Implications for Practice
This work encourages educators to create spaces for students to pursue their interests as they relate to science. Incorporating youths’ personal concerns into their science learning is vital to foster their development as competent outsiders who can advocate for their communities. By leveraging the scientific practice of argumentation, the authors suggest, students can learn to situate, judge, and act on scientific claims in the media, politics, or other non-school contexts. Further, the authors cite many initiatives that deeply engage students in linking scientific content and practices to their everyday lives, such as socio-scientific issue discussions, science journalism, and bioethics projects.
Informal environments are ideal for integrating youths’ interests, but practitioners in all kinds of settings can enable students to follow their unique science-related interests. The authors see three main pathways for educators, curriculum designers, and other stakeholders to help students make connections between their science learning and everyday interests:
- Using project-based learning and place-based pedagogies
- Building meaningful networks among schools, museums, afterschool clubs, and community organizations
- Incorporating science-based games (such as Fold-It ) and citizen science initiatives (such as Bumble Bee Watch ) into science curricula.

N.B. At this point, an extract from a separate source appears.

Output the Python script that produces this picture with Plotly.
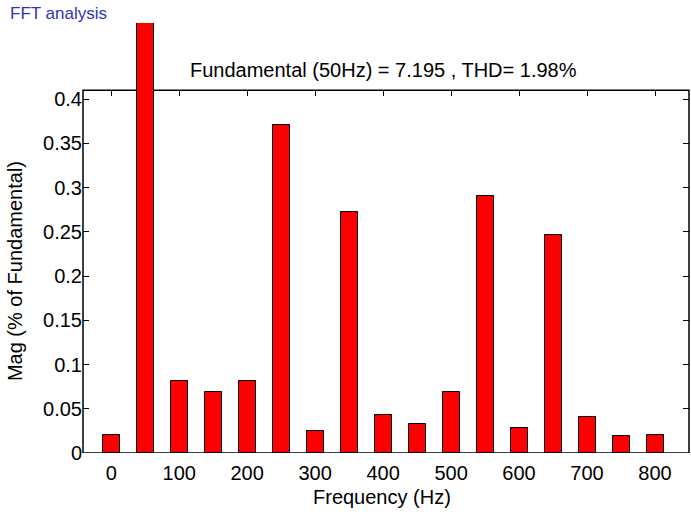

These examples should encourage science educators in all learning environments to focus teaching, programs, and exhibits to capitalize on student interests. Some kinds of interests that educators might focus on could be:
- local – like focusing on a nearby river in an aquarium exhibit,
- cultural – highlighting practices, beliefs, or elements of
- related to the developmental needs of certain age groups, e.g., building more color or sound into exhibits for young children.
The ultimate goal is to produce citizens who, though they are not in the science career pipeline, can access and understand scientific information and make complex arguments about scientific phenomena that are relevant to their lives.